Step 2: Teach Claude to Read My Book Notes
Once Claude understood what the script should look like, I needed to help it interpret everything I’d already created for each book.
I pointed it at my Obsidian vault using Cowork (Anthropic’s desktop tool for working with local files) and showed it how to navigate my book notes. Specifically, I taught it to:
- Find the notes in the
Book Notesfolder - Grab my rating from the
ratingproperty at the top of the note - Interpret my emoji-coding system (i.e. 💡 = inspiration, 🔑 = key argument, etc.)

I also wanted to build in mentions of the Bookworm episodes, so the skill searches bookworm.fm, finds the episode number, and works it into the script automatically.
Step 3: Bring in What I’ve Already Said About the Book
My book notes are great, but they’re just highlights and annotations.

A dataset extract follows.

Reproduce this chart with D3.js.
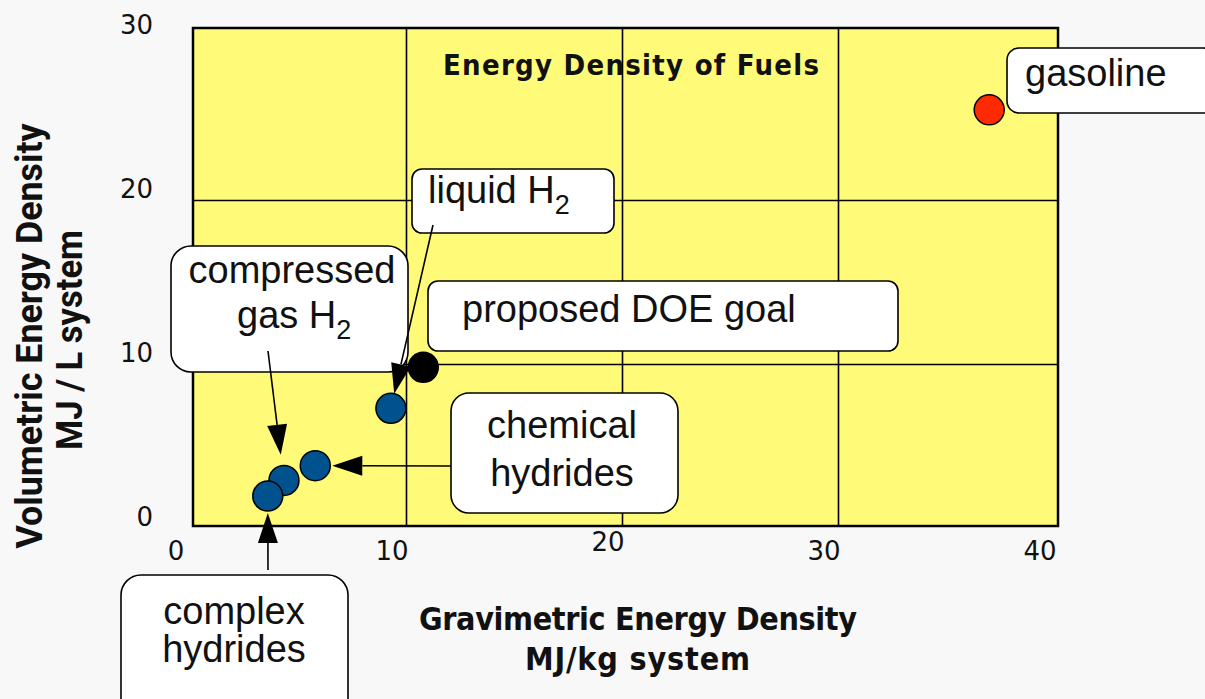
<!DOCTYPE html>
<html>
<head>
<meta charset="utf-8">
<script src="https://cdn.jsdelivr.net/npm/d3@7"></script>
<style>
  html, body { margin: 0; padding: 0; background: #f8f8f8; }
  svg { display: block; }
</style>
</head>
<body>
<svg id="chart" width="1205" height="699"></svg>
<script>
// ---- data ----
const categories  = ["gasoline", "proposed DOE goal", "liquid H2", "chemical hydrides", "compressed gas H2", "complex hydrides"];
const gravimetric = [37.0, 10.8, 9.3, 5.8, 4.35, 3.6];    // MJ/kg system
const volumetric  = [25.5, 9.8, 7.3, 3.8, 2.9, 1.95];     // MJ/L system
const xTicks = [0, 10, 20, 30, 40];
const yTicks = [0, 10, 20, 30];
const xGrid = [10, 20, 30];
const yGrid = [10, 20];

// ---- styles / layout ----
const colorOf = { "gasoline": "#ff2a00", "proposed DOE goal": "#000000" };
const defaultColor = "#00528f";
const plot = { left: 193, right: 1058, top: 28, bottom: 526 };
const r = 15;
const narrowFont = "'Liberation Sans Narrow', 'DejaVu Sans Condensed', 'Liberation Sans', Arial, sans-serif";

const svg = d3.select("#chart");
svg.append("rect").attr("width", 1205).attr("height", 699).attr("fill", "#f8f8f8");

const x = d3.scaleLinear().domain([0, 40]).range([190, 1054]);
const y = d3.scaleLinear().domain([0, 30]).range([528, 36]);

// plot background
svg.append("rect")
  .attr("x", plot.left).attr("y", plot.top)
  .attr("width", plot.right - plot.left).attr("height", plot.bottom - plot.top)
  .attr("fill", "#fffb78");

// chart title (under grid)
svg.append("text")
  .attr("x", 443).attr("y", 75)
  .attr("textLength", 376).attr("lengthAdjust", "spacing")
  .attr("font-family", narrowFont)
  .attr("font-weight", "bold").attr("font-size", 29)
  .attr("fill", "#111")
  .text("Energy Density of Fuels");

// grid lines via axes
const gx = svg.append("g")
  .attr("transform", `translate(0,${plot.bottom})`)
  .call(d3.axisTop(x).tickValues(xGrid).tickSize(plot.bottom - plot.top).tickFormat(""));
const gy = svg.append("g")
  .attr("transform", `translate(${plot.left},0)`)
  .call(d3.axisRight(y).tickValues(yGrid).tickSize(plot.right - plot.left).tickFormat(""));
[gx, gy].forEach(g => {
  g.select(".domain").remove();
  g.selectAll(".tick line").attr("stroke", "#000").attr("stroke-width", 1.6);
});

// border
svg.append("rect")
  .attr("x", plot.left).attr("y", plot.top)
  .attr("width", plot.right - plot.left).attr("height", plot.bottom - plot.top)
  .attr("fill", "none").attr("stroke", "#000").attr("stroke-width", 2.5);

// tick labels
const tickFont = "DejaVu Sans, sans-serif";
svg.append("g").selectAll("text").data(xTicks).join("text")
  .attr("x", d => x(d) - 14)
  .attr("y", d => d === 20 ? 551 : 560)
  .attr("text-anchor", "middle")
  .attr("font-family", tickFont).attr("font-size", 26)
  .attr("fill", "#111")
  .text(d => d);
svg.append("g").selectAll("text").data(yTicks).join("text")
  .attr("x", 153)
  .attr("y", d => y(d) - 2)
  .attr("text-anchor", "end")
  .attr("font-family", tickFont).attr("font-size", 26)
  .attr("fill", "#111")
  .text(d => d);

// axis titles
const xt = svg.append("g").attr("font-family", narrowFont)
  .attr("font-weight", "bold").attr("font-size", 32).attr("text-anchor", "start").attr("fill", "#111");
xt.append("text").attr("x", 419).attr("y", 630)
  .attr("textLength", 438).attr("lengthAdjust", "spacing")
  .text("Gravimetric Energy Density");
xt.append("text").attr("x", 525).attr("y", 670)
  .attr("textLength", 225).attr("lengthAdjust", "spacing")
  .text("MJ/kg system");

const yt = svg.append("g").attr("font-family", "Roboto, 'Liberation Sans', Arial, sans-serif")
  .attr("font-weight", "bold").attr("font-size", 36).attr("text-anchor", "middle").attr("fill", "#111");
yt.append("text").attr("transform", "translate(42,336) rotate(-90)")
  .attr("textLength", 425).attr("lengthAdjust", "spacingAndGlyphs")
  .text("Volumetric Energy Density");
yt.append("text").attr("transform", "translate(82,340) rotate(-90)")
  .attr("textLength", 220).attr("lengthAdjust", "spacingAndGlyphs")
  .text("MJ / L system");

// ---- annotation callouts (layout) ----
const callouts = [
  { box: [1007, 48, 1215, 113], rx: 12, lines: [{ t: "gasoline", x: 1025, y: 86, anchor: "start" }] },
  { box: [412, 169, 614, 233], rx: 10, lines: [{ t: "liquid H", sub: "2", x: 428, y: 203, anchor: "start" }],
    arrow: { from: [433, 225], target: 2, gap: 0 } },
  { box: [171, 246, 408, 372], rx: 20, lines: [
      { t: "compressed", x: 292, y: 283, anchor: "middle" },
      { t: "gas H", sub: "2", x: 237, y: 328, anchor: "start" }],
    arrow: { from: [268, 351], target: 4, gap: 11 } },
  { box: [428, 281, 898, 351], rx: 10, lines: [{ t: "proposed DOE goal", x: 462, y: 322, anchor: "start" }] },
  { box: [451, 393, 678, 513], rx: 18, lines: [
      { t: "chemical", x: 562, y: 438, anchor: "middle" },
      { t: "hydrides", x: 562, y: 486, anchor: "middle" }],
    arrow: { from: [451, 466], target: 3, gap: 2 } },
  { box: [121, 575, 348, 720], rx: 20, lines: [
      { t: "complex", x: 234, y: 624, anchor: "middle" },
      { t: "hydrides", x: 234, y: 662, anchor: "middle" }],
    arrow: { from: [268, 570], target: 5, gap: 2 } }
];

const cg = svg.append("g");
callouts.forEach(c => {
  const [x0, y0, x1, y1] = c.box;
  cg.append("rect").attr("x", x0).attr("y", y0).attr("width", x1 - x0).attr("height", y1 - y0)
    .attr("rx", c.rx).attr("fill", "#fff").attr("stroke", "#000").attr("stroke-width", 1.6);
  c.lines.forEach(l => {
    const t = cg.append("text").attr("x", l.x).attr("y", l.y)
      .attr("text-anchor", l.anchor)
      .attr("font-family", "'Liberation Sans', Arial, sans-serif").attr("font-size", 38).attr("fill", "#111");
    t.append("tspan").text(l.t);
    if (l.sub) t.append("tspan").attr("font-size", 27).attr("dy", 11).text(l.sub);
  });
});

// points
const pts = categories.map((c, i) => ({ c, gx: gravimetric[i], vy: volumetric[i] }));
svg.append("g").selectAll("circle").data(pts).join("circle")
  .attr("cx", d => x(d.gx)).attr("cy", d => y(d.vy)).attr("r", r)
  .attr("fill", d => colorOf[d.c] || defaultColor)
  .attr("stroke", "#000").attr("stroke-width", 1.5);

// arrows
const ag = svg.append("g");
const headLen = 30, headHalf = 10;
callouts.filter(c => c.arrow).forEach(c => {
  const [sx, sy] = c.arrow.from;
  const p = pts[c.arrow.target];
  const cx = x(p.gx), cy = y(p.vy);
  const dx = cx - sx, dy = cy - sy;
  const len = Math.hypot(dx, dy);
  const ux = dx / len, uy = dy / len;
  const tipD = len - r - c.arrow.gap;
  const tx = sx + ux * tipD, ty = sy + uy * tipD;
  const bx = tx - ux * headLen, by = ty - uy * headLen;
  ag.append("line").attr("x1", sx).attr("y1", sy).attr("x2", bx).attr("y2", by)
    .attr("stroke", "#000").attr("stroke-width", 1.6);
  ag.append("path")
    .attr("d", d3.line()([[tx, ty], [bx - uy * headHalf, by + ux * headHalf], [bx + uy * headHalf, by - ux * headHalf]]) + "Z")
    .attr("fill", "#000");
});
</script>
</body>
</html>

A lot of my best thinking about a book happens during the 90-minute conversations we have on Bookworm.
So I wanted Claude to have access to that too.

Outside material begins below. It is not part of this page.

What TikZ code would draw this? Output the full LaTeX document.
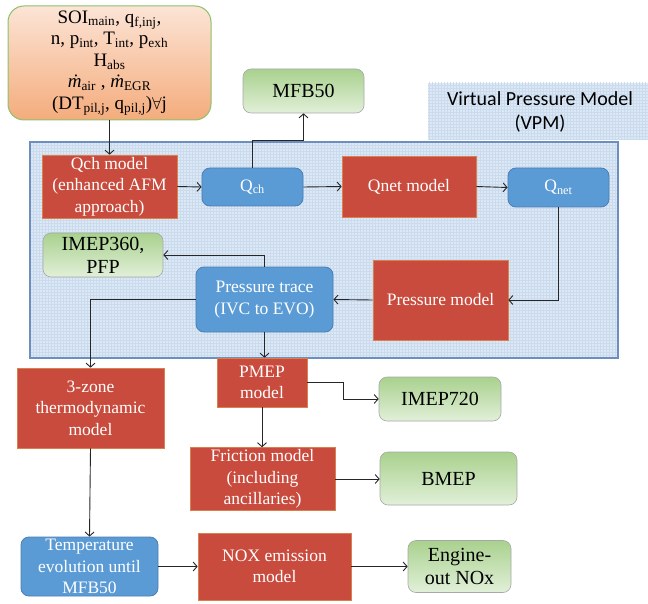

I use MacWhisper to transcribe both sides of the podcast audio from the Dropbox folder where we keep everything. This only takes a couple of minutes, and it gives me a clean transcript I can attach when I run the skill.

With all of this in place, I can say something like “Let’s do Wisdom Takes Work by Ryan Holiday,” attach the transcript, and Claude writes the video script for me.

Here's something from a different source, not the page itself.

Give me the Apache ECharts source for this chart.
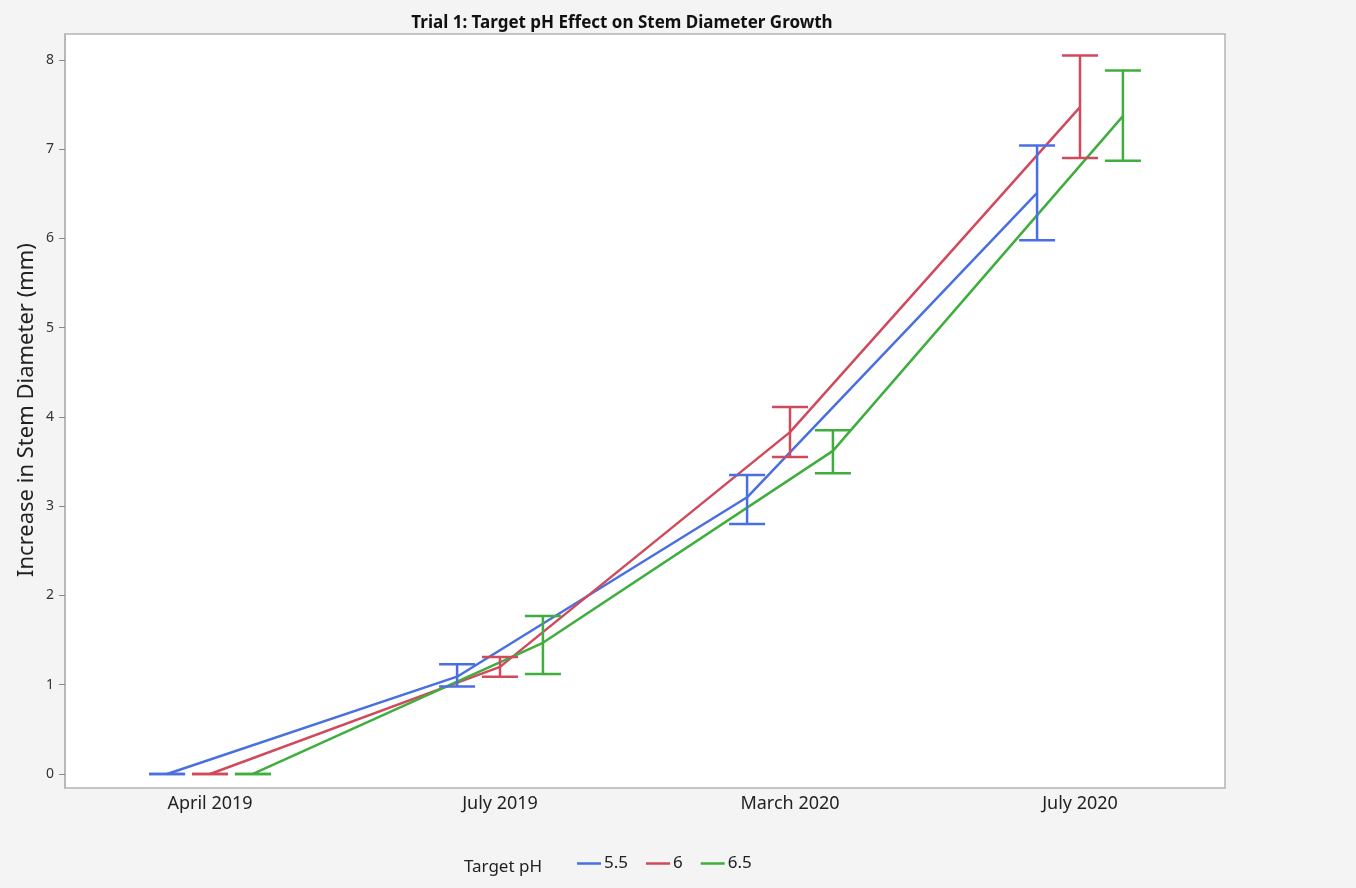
<!DOCTYPE html>
<html>
<head>
<meta charset="utf-8">
<script src="https://cdn.jsdelivr.net/npm/echarts@6/dist/echarts.min.js"></script>
<style>
  html, body { margin: 0; padding: 0; background: #f4f4f4; }
  #chart { width: 1356px; height: 888px; }
</style>
</head>
<body>
<div id="chart"></div>
<script>
// Sampling dates (x categories)
const dates = ['April 2019', 'July 2019', 'March 2020', 'July 2020'];
// Target pH groups
const groups = ['5.5', '6', '6.5'];
const groupColors = ['#4a6fe0', '#d04a5c', '#3fae3f'];
// Horizontal dodge of each group within a date (in category units)
const dodge = [-0.148, 0, 0.148];

// Mean increase in stem diameter (mm)
const mean55 = [0, 1.09, 3.10, 6.51];
const mean60 = [0, 1.20, 3.83, 7.47];
const mean65 = [0, 1.47, 3.62, 7.37];
// Error bar lower / upper limits (mm)
const low55 = [0, 0.98, 2.80, 5.98];
const high55 = [0, 1.23, 3.35, 7.04];
const low60 = [0, 1.09, 3.55, 6.90];
const high60 = [0, 1.31, 4.11, 8.05];
const low65 = [0, 1.12, 3.37, 6.87];
const high65 = [0, 1.77, 3.85, 7.88];

const yTicks = [0, 1, 2, 3, 4, 5, 6, 7, 8];

const means = [mean55, mean60, mean65];
const lows = [low55, low60, low65];
const highs = [high55, high60, high65];

const series = [];
groups.forEach((g, gi) => {
  series.push({
    name: g,
    type: 'line',
    xAxisIndex: 1,
    yAxisIndex: 0,
    showSymbol: false,
    symbol: 'none',
    lineStyle: { color: groupColors[gi], width: 2.5 },
    itemStyle: { color: groupColors[gi] },
    data: means[gi].map((v, i) => [i + dodge[gi], v]),
    z: 3
  });
  series.push({
    name: g + ' error',
    type: 'custom',
    xAxisIndex: 1,
    yAxisIndex: 0,
    data: lows[gi].map((lo, i) => [i + dodge[gi], lo, highs[gi][i]]),
    renderItem: function (params, api) {
      const x = api.value(0);
      const pLo = api.coord([x, api.value(1)]);
      const pHi = api.coord([x, api.value(2)]);
      const hw = 18;
      const style = { stroke: groupColors[gi], lineWidth: 2.5 };
      return {
        type: 'group',
        children: [
          { type: 'line', shape: { x1: pLo[0], y1: pLo[1], x2: pHi[0], y2: pHi[1] }, style },
          { type: 'line', shape: { x1: pLo[0] - hw, y1: pLo[1], x2: pLo[0] + hw, y2: pLo[1] }, style },
          { type: 'line', shape: { x1: pHi[0] - hw, y1: pHi[1], x2: pHi[0] + hw, y2: pHi[1] }, style }
        ]
      };
    },
    z: 4
  });
});

const chart = echarts.init(document.getElementById('chart'), null, { renderer: 'canvas' });
chart.setOption({
  backgroundColor: '#f4f4f4',
  animation: false,
  title: {
    text: 'Trial 1: Target pH Effect on Stem Diameter Growth',
    left: 617,
    top: 10,
    textAlign: 'center',
    textStyle: { fontFamily: 'Noto Sans', fontSize: 17, fontWeight: 'bold', color: '#111' }
  },
  grid: {
    left: 65, right: 131, top: 34, bottom: 100,
    show: true,
    backgroundColor: '#ffffff',
    borderColor: '#b4b4b4',
    borderWidth: 1.5
  },
  legend: {
    data: groups,
    left: 572,
    top: 850,
    icon: 'rect',
    itemWidth: 24,
    itemHeight: 2.5,
    itemGap: 18,
    textStyle: { fontFamily: 'Noto Sans', fontSize: 17, color: '#222', padding: [0, 0, 0, -2] }
  },
  xAxis: [
    {
      type: 'category',
      data: dates,
      boundaryGap: true,
      axisLine: { show: false },
      axisTick: { show: false },
      splitLine: { show: false },
      axisLabel: { fontFamily: 'Noto Sans', fontSize: 18, color: '#222', margin: 7 }
    },
    {
      type: 'value',
      min: -0.5,
      max: 3.5,
      show: false
    }
  ],
  yAxis: {
    type: 'value',
    min: -0.157,
    max: 8.29,
    axisLine: { show: true, onZero: false, lineStyle: { color: '#b4b4b4', width: 1.5 } },
    splitLine: { show: false },
    axisTick: { show: true, length: 6, customValues: yTicks, lineStyle: { color: '#888', width: 1 } },
    axisLabel: { customValues: yTicks, fontFamily: 'Noto Sans', fontSize: 14, color: '#333', margin: 11 }
  },
  graphic: [
    {
      type: 'text',
      x: 27, y: 410,
      rotation: Math.PI / 2,
      style: {
        text: 'Increase in Stem Diameter (mm)',
        fontFamily: 'Noto Sans', fontSize: 22, fill: '#222',
        textAlign: 'center', textVerticalAlign: 'middle'
      }
    },
    {
      type: 'text',
      x: 503, y: 867,
      style: {
        text: 'Target pH',
        fontFamily: 'Noto Sans', fontSize: 17, fill: '#222',
        textAlign: 'center', textVerticalAlign: 'middle'
      }
    }
  ],
  series: series
});
</script>
</body>
</html>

I still go through and edit the whole thing, but Claude actually does a pretty great job as a script writer. The entire process from uploading the transcript to finishing the edit only takes about 45 minutes.
But I still need to record (and edit) the video, so that’s what I tackled next.
Step 4: Dial in the Video Style
The script is only half the equation. I still need to get in front of the camera.
My regular Obsidian videos have a very specific style that’s been developed by publishing over 100 videos. But these book summary videos don’t exactly fit that format. So I decided to give my editor a clean slate and the raw material for figuring out the visual style.
I recorded:
- The talking head A-roll from the Claude-generated script
- A series of B-roll for the book using an Osmo Pocket 3
Recording all this video only takes about 30 minutes. After that, I upload the assets to Dropbox, my editor gets to work, and shares the v1 with me via Frame.io.
For the first video, it took a few rounds of revisions to dial in the style. But we’ve got it pretty solid now, so I’m confident future videos will go faster. So yes, I’m paying to outsource the editing of these videos, but it’s actually more affordable than you might think.
The lesson I’ve learned here: If I am willing to relinquish a little bit of control, the end result is often better.
The Bottom Line: Claude Helps Me Make Videos I Wouldn’t Be Able to Otherwise
I’ve always wanted to make these videos regularly, but I never had the budget to hire research assistants or script writers like some of the big YouTube channels do. So even though the material was all there — the notes, the highlights, the podcast conversations — the videos just weren’t going to happen.
Now they are.
Using Claude as a research assistant and script writer, I’m able to make the thing I always wanted to make without my regular work suffering. I still do the reading. I still take the notes. I still have the conversations on Bookworm. I still sit down, edit the script, and get in front of the camera. Claude doesn’t replace any of that, but it helps me get more out of the work I’ve already done.
And that’s what excites me most about this. It’s not that AI is creating for me. It’s that AI is helping me create better.